::: Data lines

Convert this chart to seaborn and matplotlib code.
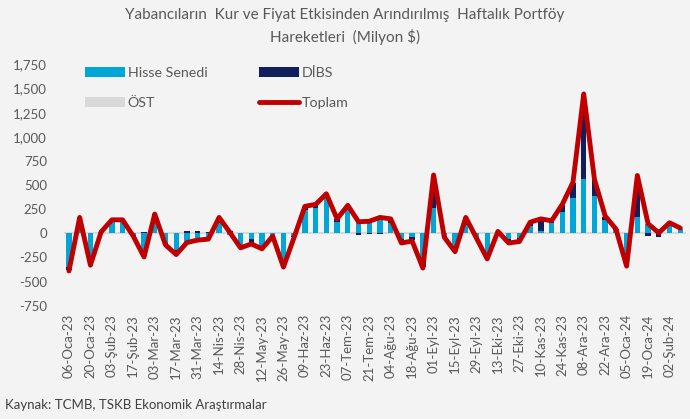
import matplotlib
matplotlib.use("Agg")
import matplotlib.pyplot as plt
import seaborn as sns
import numpy as np
import pandas as pd
from matplotlib.patches import Patch
from matplotlib.lines import Line2D
from matplotlib.ticker import FuncFormatter, MultipleLocator

weeks = [
    "06-Oca-23", "13-Oca-23", "20-Oca-23", "27-Oca-23",
    "03-Şub-23", "10-Şub-23", "17-Şub-23", "24-Şub-23",
    "03-Mar-23", "10-Mar-23", "17-Mar-23", "24-Mar-23", "31-Mar-23",
    "07-Nis-23", "14-Nis-23", "21-Nis-23", "28-Nis-23",
    "05-May-23", "12-May-23", "19-May-23", "26-May-23",
    "02-Haz-23", "09-Haz-23", "16-Haz-23", "23-Haz-23", "30-Haz-23",
    "07-Tem-23", "14-Tem-23", "21-Tem-23", "28-Tem-23",
    "04-Ağu-23", "11-Ağu-23", "18-Ağu-23", "25-Ağu-23",
    "01-Eyl-23", "08-Eyl-23", "15-Eyl-23", "22-Eyl-23", "29-Eyl-23",
    "06-Eki-23", "13-Eki-23", "20-Eki-23", "27-Eki-23",
    "03-Kas-23", "10-Kas-23", "17-Kas-23", "24-Kas-23",
    "01-Ara-23", "08-Ara-23", "15-Ara-23", "22-Ara-23", "29-Ara-23",
    "05-Oca-24", "12-Oca-24", "19-Oca-24", "26-Oca-24",
    "02-Şub-24", "09-Şub-24",
]

hisse = [-350, 150, -300, 10, 125, 120, -20, -220, 110, -100,
         -170, -110, -45, -40, 110, -20, -130, -60, -130, -20,
         -320, -30, 245, 260, 370, 115, 240, 110, 110, 135,
         110, -60, -40, -300, 260, -30, -150, 90, -40, -220,
         10, -60, -50, 80, 20, 110, 220, 370, 560, 390,
         140, 30, -260, 170, 95, 40, 90, 45]

dibs = [-30, 10, -25, 5, 10, 15, -5, 15, 90, -15,
        -40, 25, 20, 10, 40, 25, -15, -45, -20, -5,
        -20, -5, 25, 30, 30, 30, 40, -20, -10, -10,
        25, -30, -30, -50, 335, -5, -30, 60, -10, -35,
        5, -30, -25, 25, 125, 10, 70, 150, 875, 160,
        30, 10, -70, 420, -25, -40, 15, 5]

ost = [-10, 5, 5, 0, 5, 5, -5, -5, 10, -5,
       -10, -10, -5, -5, 15, 5, -5, -5, -10, -5,
       -10, -5, 10, 10, 10, 5, 10, 10, 10, 20,
       15, -10, -10, -10, 10, -5, -10, 15, -5, -10,
       5, -10, -10, 10, 5, 10, 10, 10, 10, 10,
       10, 5, -10, 10, 5, 5, -10, 5]

toplam = [-390, 165, -330, 15, 140, 140, -30, -245, 200, -120,
          -220, -95, -70, -60, 165, 10, -150, -110, -160, -30,
          -350, -40, 280, 300, 410, 150, 290, 120, 125, 165,
          150, -100, -80, -360, 605, -40, -190, 165, -50, -265,
          20, -100, -85, 115, 150, 130, 300, 530, 1445, 560,
          180, 45, -340, 600, 100, 5, 110, 55]

c_hisse = "#00a6d6"
c_dibs = "#0f1f5c"
c_ost = "#d9d9d9"
c_top = "#c00000"
bg = "#f3f3f3"
txt = "#595959"

sns.set_theme(style="white")
plt.rcParams["font.family"] = ["Lato", "DejaVu Sans"]

fig = plt.figure(figsize=(6.9, 4.19), dpi=100, facecolor=bg)
ax = fig.add_axes([63.6 / 690, 113.3 / 419, 622 / 690, 241.2 / 419])
ax.set_facecolor(bg)

n = len(weeks)
x = np.arange(n)
width = 0.5

series = [np.array(hisse, float), np.array(dibs, float), np.array(ost, float)]
colors = [c_hisse, c_dibs, c_ost]
pos_base = np.zeros(n)
neg_base = np.zeros(n)
for vals, col in zip(series, colors):
    pos = np.where(vals > 0, vals, 0)
    neg = np.where(vals < 0, vals, 0)
    ax.bar(x, pos, width=width, bottom=pos_base, color=col, linewidth=0, zorder=2)
    ax.bar(x, neg, width=width, bottom=neg_base, color=col, linewidth=0, zorder=2)
    pos_base += pos
    neg_base += neg

ax.axhline(0, color="#d9d9d9", lw=1.5, zorder=1)

df = pd.DataFrame({"x": x, "Toplam": toplam})
sns.lineplot(data=df, x="x", y="Toplam", ax=ax, color=c_top, lw=3.5,
             zorder=3, solid_joinstyle="round", solid_capstyle="round")

ax.set_xlim(-0.5, n - 0.5)
ax.set_ylim(-750, 1750)
ax.yaxis.set_major_locator(MultipleLocator(250))
ax.yaxis.set_major_formatter(FuncFormatter(lambda v, p: f"{int(v):,}"))
ax.set_xticks(x[::2])
ax.set_xticklabels(weeks[::2], rotation=90)
ax.tick_params(axis="both", length=0, labelsize=9.5, labelcolor=txt)
ax.tick_params(axis="x", pad=6)
ax.tick_params(axis="y", pad=12)
ax.set_xlabel("")
ax.set_ylabel("")
for s in ax.spines.values():
    s.set_visible(False)

handles = [
    Patch(facecolor=c_hisse, edgecolor="none"),
    Patch(facecolor=c_ost, edgecolor="none"),
    Patch(facecolor=c_dibs, edgecolor="none"),
    Line2D([0], [0], color=c_top, lw=3.5),
]
labels = ["Hisse Senedi", "ÖST", "DİBS", "Toplam"]
leg = fig.legend(handles, labels, ncol=2, loc="upper left",
                 bbox_to_anchor=(72 / 690, 1 - 54 / 419), frameon=False,
                 fontsize=10.3, handlelength=2.8, handleheight=0.75,
                 handletextpad=0.2, columnspacing=3.6, labelspacing=1.25)
for t in leg.get_texts():
    t.set_color(txt)

fig.text(0.5, 1 - 15 / 419,
         "Yabancıların  Kur ve Fiyat Etkisinden Arındırılmış  Haftalık Portföy",
         ha="center", va="center", fontsize=11, color=txt)
fig.text(0.5, 1 - 37 / 419, "Hareketleri  (Milyon $)",
         ha="center", va="center", fontsize=11, color=txt)
fig.text(5 / 690, 1 - 405 / 419, "Kaynak: TCMB, TSKB Ekonomik Araştırmalar",
         ha="left", va="center", fontsize=9.5, color="#404040")

fig.savefig("out.png", dpi=100, facecolor=bg)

::::::

Repeat, word for word and with no pictures, only the lines running from the beginning of the data to the line that contains "from matplotlib.ticker import".

Convert this chart to seaborn and matplotlib code.
import matplotlib
matplotlib.use("Agg")
import matplotlib.pyplot as plt
import seaborn as sns
import numpy as np
import pandas as pd
from matplotlib.patches import Patch
from matplotlib.lines import Line2D
from matplotlib.ticker import FuncFormatter, MultipleLocator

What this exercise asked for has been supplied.